The line containing "import * as" marks the end: extract everything from the first line of the data through that line, exactly, with no pictures.

:: Source data ::
•••••

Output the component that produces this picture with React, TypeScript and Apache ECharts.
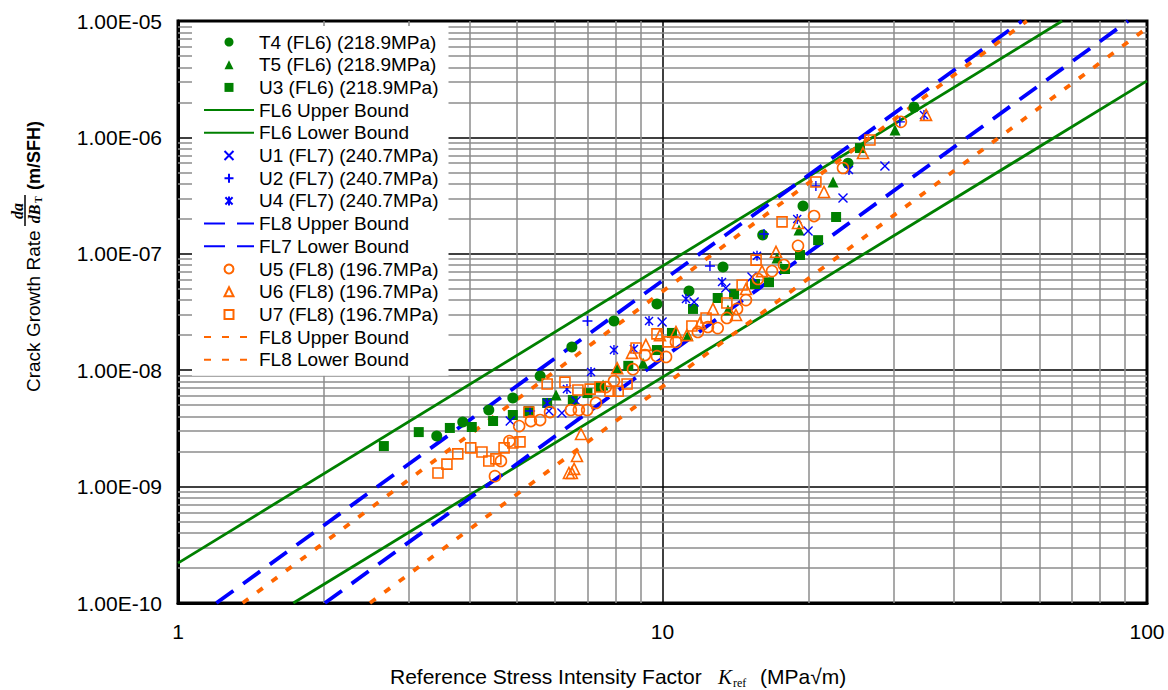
import React, { useEffect, useRef } from "react";
import * as echarts from "echarts";

// ---------- data ----------
// [K_ref (MPa*sqrt(m)), da/dB (m/SFH)]
const T4 = [[3.42,2.72e-9],[3.87,3.59e-9],[4.38,4.55e-9],[4.91,5.77e-9],[5.59,8.9e-9],[6.5,1.58e-8],[7.94,2.65e-8],[9.74,3.7e-8],[11.34,4.79e-8],[13.33,7.7e-8],[16.1,1.45e-7],[19.5,2.57e-7],[24.15,6.0e-7],[33.05,1.82e-6]];
const T5 = [[6.03,6.13e-9],[7.54,7.45e-9],[8.06,1.04e-8],[9.12,1.15e-8],[11.29,2.0e-8],[13.65,3.29e-8],[17.23,9.2e-8],[19.13,1.6e-7],[22.49,4.14e-7],[30.19,1.16e-6]];
const U3 = [[2.66,2.23e-9],[3.14,2.94e-9],[3.64,3.19e-9],[4.04,3.25e-9],[4.47,3.66e-9],[4.91,4.12e-9],[5.3,4.46e-9],[5.78,5.23e-9],[6.53,5.54e-9],[7.0,6.36e-9],[7.46,7.17e-9],[8.5,1.09e-8],[9.74,1.49e-8],[10.46,2.09e-8],[11.56,3.36e-8],[13.0,4.17e-8],[14.05,4.51e-8],[15.52,5.5e-8],[16.59,5.7e-8],[17.9,7.4e-8],[19.22,9.76e-8],[20.95,1.31e-7],[22.82,2.07e-7],[25.56,8.1e-7]];
const U1 = [[4.85,3.66e-9],[5.83,4.46e-9],[6.2,4.29e-9],[6.63,5.43e-9],[9.98,2.59e-8],[11.62,3.85e-8],[13.51,5.08e-8],[15.3,6.31e-8],[19.97,1.57e-7],[23.58,3.01e-7],[28.78,5.67e-7]];
const U2 = [[5.33,4.46e-9],[7.0,2.65e-8],[12.53,7.85e-8],[16.2,1.48e-7],[20.73,3.82e-7],[30.9,1.36e-6]];
const U4 = [[5.78,5.23e-9],[6.35,6.88e-9],[7.12,9.64e-9],[7.94,1.49e-8],[8.73,1.52e-8],[9.38,2.65e-8],[11.18,4.09e-8],[13.27,5.72e-8],[15.67,9.6e-8],[18.97,1.99e-7],[24.26,5.25e-7],[34.65,1.56e-6]];
const U5 = [[4.51,1.23e-9],[4.64,1.66e-9],[4.83,2.46e-9],[5.06,3.31e-9],[5.35,3.66e-9],[5.59,3.73e-9],[5.86,4.37e-9],[6.47,4.55e-9],[6.72,4.55e-9],[6.99,4.55e-9],[7.29,5.23e-9],[7.64,7.17e-9],[7.94,8.07e-9],[8.69,1.02e-8],[9.2,1.35e-8],[9.74,1.32e-8],[10.17,1.3e-8],[10.66,1.75e-8],[11.83,2.13e-8],[12.41,2.35e-8],[13.0,2.3e-8],[13.58,2.81e-8],[14.25,3.36e-8],[14.87,4.0e-8],[15.74,6.08e-8],[16.83,7.1e-8],[17.81,8.0e-8],[19.04,1.17e-7],[20.55,2.11e-7],[23.58,5.46e-7],[31.05,1.36e-6]];
const U6 = [[6.41,1.31e-9],[6.5,1.31e-9],[6.57,1.42e-9],[6.66,1.83e-9],[6.79,2.83e-9],[8.06,1.04e-8],[8.65,1.41e-8],[9.24,1.65e-8],[9.88,2.0e-8],[10.66,2.13e-8],[11.23,2.0e-8],[11.95,2.54e-8],[12.71,3.36e-8],[14.18,2.98e-8],[14.87,4.98e-8],[16.05,7.1e-8],[17.15,1.04e-7],[19.04,1.84e-7],[21.54,3.4e-7],[25.93,7.34e-7],[34.99,1.56e-6]];
const U7 = [[3.44,1.31e-9],[3.59,1.56e-9],[3.78,1.91e-9],[4.02,2.15e-9],[4.24,1.98e-9],[4.38,1.66e-9],[4.53,1.73e-9],[4.71,2.15e-9],[4.91,2.37e-9],[5.08,2.42e-9],[5.3,4.37e-9],[5.78,7.6e-9],[6.29,7.9e-9],[6.69,6.75e-9],[7.09,6.88e-9],[7.43,7.17e-9],[7.79,6.6e-9],[8.1,6.6e-9],[8.45,7.6e-9],[8.82,1.55e-8],[9.74,2.05e-8],[10.27,1.75e-8],[11.5,2.4e-8],[12.3,2.81e-8],[13.58,3.78e-8],[14.6,5.4e-8],[15.6,8.83e-8],[17.65,1.88e-7],[20.73,4.14e-7],[26.8,9.5e-7]];

// bound lines: end points where they meet the plot frame
const FL6_UPPER = [[1, 2.2e-10], [66.8, 1e-5]];
const FL6_LOWER = [[1.73, 1e-10], [100, 3.06e-6]];
const FL7_UPPER = [[1.2, 1e-10], [55.2, 1e-5]];
const FL7_LOWER = [[2.01, 1e-10], [91.4, 1e-5]];
const FL8_UPPER = [[1.36, 1e-10], [56.5, 1e-5]];
const FL8_LOWER = [[2.49, 1e-10], [100, 8.7e-6]];

// axes
const X_MIN = 1, X_MAX = 100;
const Y_MIN = 1e-10, Y_MAX = 1e-5;
const X_DECADES = [1, 10];
const Y_DECADES = [1e-10, 1e-9, 1e-8, 1e-7, 1e-6];
const MINOR_STEPS = [2, 3, 4, 5, 6, 7, 8, 9];

// legend labels (as printed in the reference)
const LEGEND_LABELS: Record<string, string> = {
  T4: "T4 (FL6) (218.9MPa)",
  T5: "T5 (FL6) (218.9MPa)",
  U3: "U3 (FL6) (218.9MPa)",
  FL6U: "FL6 Upper Bound",
  FL6L: "FL6 Lower Bound",
  U1: "U1 (FL7) (240.7MPa)",
  U2: "U2 (FL7) (240.7MPa)",
  U4: "U4 (FL7) (240.7MPa)",
  FL7U: "FL8 Upper Bound",
  FL7L: "FL7 Lower Bound",
  U5: "U5 (FL8) (196.7MPa)",
  U6: "U6 (FL8) (196.7MPa)",
  U7: "U7 (FL8) (196.7MPa)",
  FL8U: "FL8 Upper Bound",
  FL8L: "FL8 Lower Bound",
};
const LEGEND_ORDER = ["T4","T5","U3","FL6U","FL6L","U1","U2","U4","FL7U","FL7L","U5","U6","U7","FL8U","FL8L"];
const LINE_NAMES = ["FL6U","FL6L","FL7U","FL7L","FL8U","FL8L"];

const GREEN = "#008000";
const BLUE = "#0000FF";
const ORANGE = "#FF6600";
const FONT = "'Liberation Sans', Arial, sans-serif";
const SERIF = "'Liberation Serif', 'Times New Roman', serif";

const CROSS = "path://M0,0L10,10M10,0L0,10";
const PLUS = "path://M5,0L5,10M0,5L10,5";
const STAR = "path://M1,1L9,9M9,1L1,9M5,0L5,10";
const TRI = "path://M5,0L10,10L0,10Z";
const SQUARE = "path://M0,0L10,0L10,10L0,10Z";

const HOLLOW = "rgba(255,255,255,0)";

function yLabel(v: number): string {
  const e = Math.round(Math.log10(v));
  return "1.00E" + (e < 0 ? "-" : "+") + String(Math.abs(e)).padStart(2, "0");
}

export default function App() {
  const ref = useRef<HTMLDivElement>(null);

  useEffect(() => {
    if (!ref.current) return;
    const chart = echarts.init(ref.current, null, { renderer: "svg" });

    const gridLines: any[] = [];
    X_DECADES.forEach((d) =>
      MINOR_STEPS.forEach((m) => gridLines.push([{ coord: [d * m, Y_MIN] }, { coord: [d * m, Y_MAX] }]))
    );
    Y_DECADES.forEach((d) =>
      MINOR_STEPS.forEach((m) => gridLines.push([{ coord: [X_MIN, d * m] }, { coord: [X_MAX, d * m] }]))
    );

    const scatter = (name: string, data: number[][], symbol: string, size: number, style: any) => ({
      type: "scatter",
      name,
      data,
      symbol,
      symbolSize: size,
      symbolKeepAspect: true,
      itemStyle: { opacity: 1, ...style },
      z: 5,
      silent: true,
    });
    const bound = (name: string, data: number[][], color: string, width: number, dash: any) => ({
      type: "line",
      name,
      data,
      showSymbol: false,
      symbol: "none",
      lineStyle: { color, width, type: dash, cap: "butt", opacity: 1 },
      itemStyle: { color },
      z: 3,
      silent: true,
    });

    chart.setOption({
      animation: false,
      backgroundColor: "#fff",
      grid: {
        left: 178, right: 21, top: 21, bottom: 87,
        show: true, borderColor: "#000", borderWidth: 3, backgroundColor: "transparent",
      },
      xAxis: {
        type: "log", logBase: 10, min: X_MIN, max: X_MAX,
        axisLine: { show: true, lineStyle: { color: "#000", width: 3 } },
        axisTick: { show: false },
        axisLabel: { color: "#000", fontFamily: FONT, fontSize: 21, margin: 18 },
        splitLine: { show: true, lineStyle: { color: "#000", width: 1.5 } },
      },
      yAxis: {
        type: "log", logBase: 10, min: Y_MIN, max: Y_MAX,
        axisLine: { show: true, lineStyle: { color: "#000", width: 3 } },
        axisTick: { show: false },
        axisLabel: { color: "#000", fontFamily: FONT, fontSize: 21, margin: 16, formatter: yLabel },
        splitLine: { show: true, lineStyle: { color: "#000", width: 1.5 } },
      },
      legend: {
        orient: "vertical",
        left: 192,
        top: 26,
        z: 20,
        padding: [6, 10, 6, 11],
        itemGap: 2.7,
        itemWidth: 50,
        itemHeight: 9,
        backgroundColor: "#ffffff",
        selectedMode: false,
        textStyle: { fontFamily: FONT, fontSize: 19, color: "#000", lineHeight: 20 },
        data: LEGEND_ORDER.map((n) =>
          LINE_NAMES.includes(n) ? { name: n, itemStyle: { opacity: 0 } } : { name: n }
        ),
        formatter: (n: string) => LEGEND_LABELS[n] ?? n,
      },
      series: [
        {
          type: "line",
          name: "minor-grid",
          data: [],
          silent: true,
          z: 1,
          markLine: {
            silent: true,
            z: 1,
            symbol: ["none", "none"],
            label: { show: false },
            lineStyle: { color: "#8c8c8c", width: 1.5, type: "solid" },
            emphasis: { disabled: true },
            data: gridLines,
          },
        },
        bound("FL6U", FL6_UPPER, GREEN, 2.8, "solid"),
        bound("FL6L", FL6_LOWER, GREEN, 2.8, "solid"),
        bound("FL7U", FL7_UPPER, BLUE, 3.8, [21, 12]),
        bound("FL7L", FL7_LOWER, BLUE, 3.8, [21, 12]),
        bound("FL8U", FL8_UPPER, ORANGE, 3.8, [7, 11]),
        bound("FL8L", FL8_LOWER, ORANGE, 3.8, [7, 11]),
        scatter("T4", T4, "circle", 11, { color: GREEN }),
        scatter("T5", T5, TRI, 11, { color: GREEN }),
        scatter("U3", U3, SQUARE, 10, { color: GREEN }),
        scatter("U1", U1, CROSS, 9, { color: BLUE, borderColor: BLUE, borderWidth: 1.4 }),
        scatter("U2", U2, PLUS, 10, { color: BLUE, borderColor: BLUE, borderWidth: 1.4 }),
        scatter("U4", U4, STAR, 10, { color: BLUE, borderColor: BLUE, borderWidth: 1.4 }),
        scatter("U5", U5, "circle", 11, { color: HOLLOW, borderColor: ORANGE, borderWidth: 1.6 }),
        scatter("U6", U6, TRI, 11, { color: HOLLOW, borderColor: ORANGE, borderWidth: 1.6 }),
        scatter("U7", U7, SQUARE, 10, { color: HOLLOW, borderColor: ORANGE, borderWidth: 1.6 }),
      ],
      graphic: [
        {
          type: "group",
          x: 33,
          y: 392,
          rotation: Math.PI / 2,
          children: [
            { type: "text", x: 0, y: 0, style: { text: "Crack Growth Rate", fontFamily: FONT, fontSize: 19, fill: "#000", align: "left", verticalAlign: "middle" } },
            { type: "text", x: 181, y: -16, style: { text: "da", font: `italic bold 16px ${SERIF}`, fill: "#000", align: "center", verticalAlign: "middle" } },
            { type: "line", shape: { x1: 166, y1: -8, x2: 197, y2: -8 }, style: { stroke: "#000", lineWidth: 1.5 } },
            { type: "text", x: 178, y: 1, style: { text: "dB", font: `italic bold 16px ${SERIF}`, fill: "#000", align: "center", verticalAlign: "middle" } },
            { type: "text", x: 189, y: 5, style: { text: "T", font: `bold 10px ${SERIF}`, fill: "#000", align: "left", verticalAlign: "middle" } },
            { type: "text", x: 202, y: 1, style: { text: "(m/SFH)", font: `bold 18px ${FONT}`, fill: "#000", align: "left", verticalAlign: "middle" } },
          ],
        },
        { type: "text", x: 390, y: 676, style: { text: "Reference Stress Intensity Factor", fontFamily: FONT, fontSize: 21, fill: "#000", verticalAlign: "middle" } },
        { type: "text", x: 718, y: 677, style: { text: "K", font: `italic 21px ${SERIF}`, fill: "#000", verticalAlign: "middle" } },
        { type: "text", x: 733, y: 683, style: { text: "ref", font: `12px ${SERIF}`, fill: "#000", verticalAlign: "middle" } },
        { type: "text", x: 760, y: 676, style: { text: "(MPa\u221Am)", fontFamily: FONT, fontSize: 21, fill: "#000", verticalAlign: "middle" } },
      ],
    });

    return () => chart.dispose();
  }, []);

  return <div ref={ref} style={{ position: "absolute", left: 0, top: 0, width: 1168, height: 690 }} />;
}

•••••

:: Problem solution ::
Output the component that produces this picture with React, TypeScript and Apache ECharts.
import React, { useEffect, useRef } from "react";
import * as echarts from "echarts";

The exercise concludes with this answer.